● Recorded information
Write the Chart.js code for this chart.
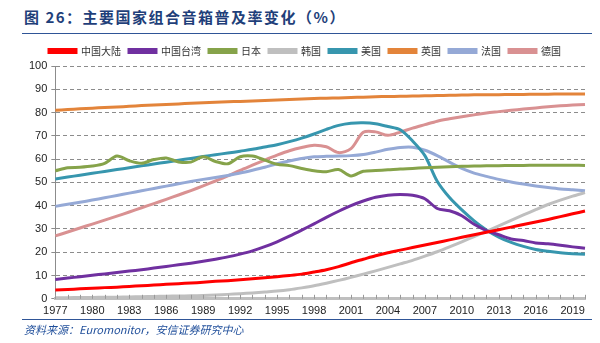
<!DOCTYPE html>
<html><head><meta charset="utf-8">
<script src="https://cdn.jsdelivr.net/npm/chart.js@4/dist/chart.umd.min.js"></script>
<style>
html,body{margin:0;padding:0;background:#fff;}
#wrap{position:relative;width:600px;height:343px;overflow:hidden;font-family:"Noto Sans CJK SC",sans-serif;}
#title{position:absolute;left:24px;top:6px;font-size:15px;font-weight:bold;color:#1F3F7A;letter-spacing:1.5px;white-space:nowrap;}
#tline{position:absolute;left:22px;top:33px;width:570px;height:0;border-top:1.5px solid #2F5597;}
#fline{position:absolute;left:22px;top:319px;width:570px;height:0;border-top:1.5px solid #2F5597;}
#foot{position:absolute;left:24px;top:321px;font-size:11px;font-style:italic;color:#1F4E9A;white-space:nowrap;}
#cv{position:absolute;left:0;top:36px;}
</style></head>
<body><div id="wrap">
<div id="title">图 26：主要国家组合音箱普及率变化（%）</div>
<div id="tline"></div>
<canvas id="cv" width="600" height="288"></canvas>
<div id="fline"></div>
<div id="foot">资料来源：Euromonitor，安信证券研究中心</div>
</div>
<script>
const years = [];
for (let y = 1977; y <= 2020; y++) years.push(String(y));
const seriesNames = ["中国大陆","中国台湾","日本","韩国","美国","英国","法国","德国"];
const chinaMainland = [3.8,4.0,4.3,4.5,4.8,5.0,5.3,5.6,5.9,6.2,6.5,6.8,7.1,7.5,7.8,8.2,8.6,9.0,9.5,10.0,10.6,11.5,12.5,13.8,15.5,17.0,18.5,19.8,20.9,22.0,23.1,24.2,25.3,26.4,27.5,28.6,29.7,30.8,31.9,33.0,34.1,35.3,36.5,37.7];
const chinaTaiwan = [8.3,8.9,9.5,10.1,10.7,11.3,11.9,12.5,13.2,13.9,14.6,15.3,16.1,17.0,18.0,19.2,20.6,22.4,24.5,26.9,29.5,32.2,35.0,37.6,40.0,42.0,43.6,44.5,44.8,44.5,43.0,38.8,37.8,35.7,32.0,29.3,27.5,25.7,25.0,24.0,23.6,23.0,22.3,21.7];
const japan = [55.0,56.3,56.5,57.0,58.2,61.3,59.3,58.2,59.8,60.5,58.8,58.7,61.0,59.0,58.0,61.0,61.3,59.6,57.8,57.2,56.0,55.0,54.6,55.5,52.8,54.8,55.1,55.4,55.8,56.0,56.3,56.5,56.7,56.9,57.0,57.1,57.2,57.3,57.3,57.4,57.4,57.4,57.4,57.3];
const korea = [0.5,0.5,0.6,0.6,0.7,0.7,0.8,0.9,1.0,1.1,1.2,1.3,1.4,1.6,1.9,2.2,2.5,2.9,3.3,3.9,4.7,5.6,6.7,7.9,9.2,10.6,12.0,13.5,15.0,16.5,18.3,20.2,22.3,24.5,26.7,29.0,31.3,33.7,36.0,38.3,40.5,42.4,44.1,45.6];
const usa = [51.5,52.3,53.1,53.9,54.7,55.5,56.3,57.1,57.9,58.7,59.5,60.3,61.1,61.9,62.6,63.4,64.2,65.2,66.2,67.5,69.0,70.8,72.8,74.5,75.4,75.6,75.2,74.0,72.6,67.8,61.5,50.5,43.5,38.2,33.5,29.6,26.5,24.2,22.5,21.2,20.4,19.8,19.4,19.1];
const uk = [81.0,81.3,81.6,81.9,82.2,82.4,82.7,83.0,83.2,83.5,83.7,84.0,84.2,84.4,84.6,84.8,85.0,85.2,85.4,85.6,85.8,86.0,86.2,86.3,86.5,86.6,86.8,86.9,87.0,87.1,87.2,87.3,87.4,87.5,87.6,87.6,87.7,87.8,87.8,87.9,87.9,88.0,88.0,88.0];
const france = [39.7,40.6,41.5,42.4,43.4,44.4,45.4,46.4,47.4,48.4,49.4,50.4,51.3,52.1,53.0,54.0,55.2,56.5,58.0,59.2,60.3,61.0,61.2,61.3,61.5,62.0,63.0,64.2,65.0,65.1,63.8,61.5,58.7,56.0,54.0,52.6,51.3,50.2,49.3,48.5,47.8,47.2,46.8,46.4];
const germany = [27.0,28.7,30.4,32.1,33.8,35.5,37.3,39.1,40.9,42.7,44.6,46.5,48.5,50.6,52.8,55.2,57.4,59.6,61.7,63.6,65.0,66.0,65.3,62.8,64.5,71.5,71.7,70.2,71.6,73.3,74.8,76.3,77.3,78.2,79.0,79.8,80.4,81.0,81.5,82.0,82.5,82.9,83.2,83.5];
const yTicks = [0,10,20,30,40,50,60,70,80,90,100];

const allData = [chinaMainland, chinaTaiwan, japan, korea, usa, uk, france, germany];
const colors = ["#FF0000","#7030A0","#86A34A","#BFBFBF","#3796AE","#E3843A","#95A9D6","#D99192"];

const datasets = seriesNames.map((n, i) => ({
  label: n, data: allData[i], borderColor: colors[i], backgroundColor: colors[i],
  borderWidth: 3, pointRadius: 0, tension: 0.3, fill: false
}));

const innerTicks = {
  id: 'innerTicks',
  afterDatasetsDraw(chart) {
    const xs = chart.scales.x, ctx = chart.ctx, b = chart.chartArea.bottom;
    ctx.save(); ctx.strokeStyle = '#999'; ctx.lineWidth = 1;
    xs.ticks.forEach((t, i) => {
      const x = Math.round(xs.getPixelForTick(i)) + 0.5;
      ctx.beginPath(); ctx.moveTo(x, b); ctx.lineTo(x, b - 4); ctx.stroke();
    });
    ctx.restore();
  }
};

new Chart(document.getElementById('cv'), {
  type: 'line',
  data: { labels: years, datasets },
  plugins: [innerTicks],
  options: {
    responsive: false, animation: false,
    layout: { padding: { left: 25, right: 15, top: 2, bottom: 0 } },
    plugins: {
      legend: {
        position: 'top',
        labels: { boxWidth: 27, boxHeight: 3, padding: 8, color: '#333',
          font: { family: '"Noto Sans CJK SC"', size: 10 } }
      },
      tooltip: { enabled: false }
    },
    scales: {
      x: {
        offset: false,
        grid: { display: false, drawTicks: false },
        border: { color: '#BFBFBF', width: 3 },
        ticks: { autoSkip: false, maxRotation: 0, padding: 6, color: '#222',
          font: { family: 'Liberation Sans, Arial', size: 11 },
          callback: (v, i) => ((i % 3 === 0) ? years[i] : '') }
      },
      y: {
        min: 0, max: 100,
        afterBuildTicks: (s) => { s.ticks = yTicks.map(v => ({ value: v })); },
        grid: { color: '#8C8C8C', lineWidth: 1, tickLength: 4, drawTicks: true,
          tickColor: '#8C8C8C' },
        border: { display: true, color: '#8C8C8C', dash: [4, 3], width: 1 },
        ticks: { padding: 4, color: '#222', font: { family: 'Liberation Sans, Arial', size: 11 } }
      }
    }
  },
});
</script>
</body></html>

● Task statement
Set down the complete material exactly, but do not include the images.

● Answer below
Write the Chart.js code for this chart.
<!DOCTYPE html>
<html><head><meta charset="utf-8">
<script src="https://cdn.jsdelivr.net/npm/chart.js@4/dist/chart.umd.min.js"></script>
<style>
html,body{margin:0;padding:0;background:#fff;}
#wrap{position:relative;width:600px;height:343px;overflow:hidden;font-family:"Noto Sans CJK SC",sans-serif;}
#title{position:absolute;left:24px;top:6px;font-size:15px;font-weight:bold;color:#1F3F7A;letter-spacing:1.5px;white-space:nowrap;}
#tline{position:absolute;left:22px;top:33px;width:570px;height:0;border-top:1.5px solid #2F5597;}
#fline{position:absolute;left:22px;top:319px;width:570px;height:0;border-top:1.5px solid #2F5597;}
#foot{position:absolute;left:24px;top:321px;font-size:11px;font-style:italic;color:#1F4E9A;white-space:nowrap;}
#cv{position:absolute;left:0;top:36px;}
</style></head>
<body><div id="wrap">
<div id="title">图 26：主要国家组合音箱普及率变化（%）</div>
<div id="tline"></div>
<canvas id="cv" width="600" height="288"></canvas>
<div id="fline"></div>
<div id="foot">资料来源：Euromonitor，安信证券研究中心</div>
</div>
<script>
const years = [];
for (let y = 1977; y <= 2020; y++) years.push(String(y));
const seriesNames = ["中国大陆","中国台湾","日本","韩国","美国","英国","法国","德国"];
const chinaMainland = [3.8,4.0,4.3,4.5,4.8,5.0,5.3,5.6,5.9,6.2,6.5,6.8,7.1,7.5,7.8,8.2,8.6,9.0,9.5,10.0,10.6,11.5,12.5,13.8,15.5,17.0,18.5,19.8,20.9,22.0,23.1,24.2,25.3,26.4,27.5,28.6,29.7,30.8,31.9,33.0,34.1,35.3,36.5,37.7];
const chinaTaiwan = [8.3,8.9,9.5,10.1,10.7,11.3,11.9,12.5,13.2,13.9,14.6,15.3,16.1,17.0,18.0,19.2,20.6,22.4,24.5,26.9,29.5,32.2,35.0,37.6,40.0,42.0,43.6,44.5,44.8,44.5,43.0,38.8,37.8,35.7,32.0,29.3,27.5,25.7,25.0,24.0,23.6,23.0,22.3,21.7];
const japan = [55.0,56.3,56.5,57.0,58.2,61.3,59.3,58.2,59.8,60.5,58.8,58.7,61.0,59.0,58.0,61.0,61.3,59.6,57.8,57.2,56.0,55.0,54.6,55.5,52.8,54.8,55.1,55.4,55.8,56.0,56.3,56.5,56.7,56.9,57.0,57.1,57.2,57.3,57.3,57.4,57.4,57.4,57.4,57.3];
const korea = [0.5,0.5,0.6,0.6,0.7,0.7,0.8,0.9,1.0,1.1,1.2,1.3,1.4,1.6,1.9,2.2,2.5,2.9,3.3,3.9,4.7,5.6,6.7,7.9,9.2,10.6,12.0,13.5,15.0,16.5,18.3,20.2,22.3,24.5,26.7,29.0,31.3,33.7,36.0,38.3,40.5,42.4,44.1,45.6];
const usa = [51.5,52.3,53.1,53.9,54.7,55.5,56.3,57.1,57.9,58.7,59.5,60.3,61.1,61.9,62.6,63.4,64.2,65.2,66.2,67.5,69.0,70.8,72.8,74.5,75.4,75.6,75.2,74.0,72.6,67.8,61.5,50.5,43.5,38.2,33.5,29.6,26.5,24.2,22.5,21.2,20.4,19.8,19.4,19.1];
const uk = [81.0,81.3,81.6,81.9,82.2,82.4,82.7,83.0,83.2,83.5,83.7,84.0,84.2,84.4,84.6,84.8,85.0,85.2,85.4,85.6,85.8,86.0,86.2,86.3,86.5,86.6,86.8,86.9,87.0,87.1,87.2,87.3,87.4,87.5,87.6,87.6,87.7,87.8,87.8,87.9,87.9,88.0,88.0,88.0];
const france = [39.7,40.6,41.5,42.4,43.4,44.4,45.4,46.4,47.4,48.4,49.4,50.4,51.3,52.1,53.0,54.0,55.2,56.5,58.0,59.2,60.3,61.0,61.2,61.3,61.5,62.0,63.0,64.2,65.0,65.1,63.8,61.5,58.7,56.0,54.0,52.6,51.3,50.2,49.3,48.5,47.8,47.2,46.8,46.4];
const germany = [27.0,28.7,30.4,32.1,33.8,35.5,37.3,39.1,40.9,42.7,44.6,46.5,48.5,50.6,52.8,55.2,57.4,59.6,61.7,63.6,65.0,66.0,65.3,62.8,64.5,71.5,71.7,70.2,71.6,73.3,74.8,76.3,77.3,78.2,79.0,79.8,80.4,81.0,81.5,82.0,82.5,82.9,83.2,83.5];
const yTicks = [0,10,20,30,40,50,60,70,80,90,100];

const allData = [chinaMainland, chinaTaiwan, japan, korea, usa, uk, france, germany];
const colors = ["#FF0000","#7030A0","#86A34A","#BFBFBF","#3796AE","#E3843A","#95A9D6","#D99192"];

const datasets = seriesNames.map((n, i) => ({
  label: n, data: allData[i], borderColor: colors[i], backgroundColor: colors[i],
  borderWidth: 3, pointRadius: 0, tension: 0.3, fill: false
}));

const innerTicks = {
  id: 'innerTicks',
  afterDatasetsDraw(chart) {
    const xs = chart.scales.x, ctx = chart.ctx, b = chart.chartArea.bottom;
    ctx.save(); ctx.strokeStyle = '#999'; ctx.lineWidth = 1;
    xs.ticks.forEach((t, i) => {
      const x = Math.round(xs.getPixelForTick(i)) + 0.5;
      ctx.beginPath(); ctx.moveTo(x, b); ctx.lineTo(x, b - 4); ctx.stroke();
    });
    ctx.restore();
  }
};

new Chart(document.getElementById('cv'), {
  type: 'line',
  data: { labels: years, datasets },
  plugins: [innerTicks],
  options: {
    responsive: false, animation: false,
    layout: { padding: { left: 25, right: 15, top: 2, bottom: 0 } },
    plugins: {
      legend: {
        position: 'top',
        labels: { boxWidth: 27, boxHeight: 3, padding: 8, color: '#333',
          font: { family: '"Noto Sans CJK SC"', size: 10 } }
      },
      tooltip: { enabled: false }
    },
    scales: {
      x: {
        offset: false,
        grid: { display: false, drawTicks: false },
        border: { color: '#BFBFBF', width: 3 },
        ticks: { autoSkip: false, maxRotation: 0, padding: 6, color: '#222',
          font: { family: 'Liberation Sans, Arial', size: 11 },
          callback: (v, i) => ((i % 3 === 0) ? years[i] : '') }
      },
      y: {
        min: 0, max: 100,
        afterBuildTicks: (s) => { s.ticks = yTicks.map(v => ({ value: v })); },
        grid: { color: '#8C8C8C', lineWidth: 1, tickLength: 4, drawTicks: true,
          tickColor: '#8C8C8C' },
        border: { display: true, color: '#8C8C8C', dash: [4, 3], width: 1 },
        ticks: { padding: 4, color: '#222', font: { family: 'Liberation Sans, Arial', size: 11 } }
      }
    }
  },
});
</script>
</body></html>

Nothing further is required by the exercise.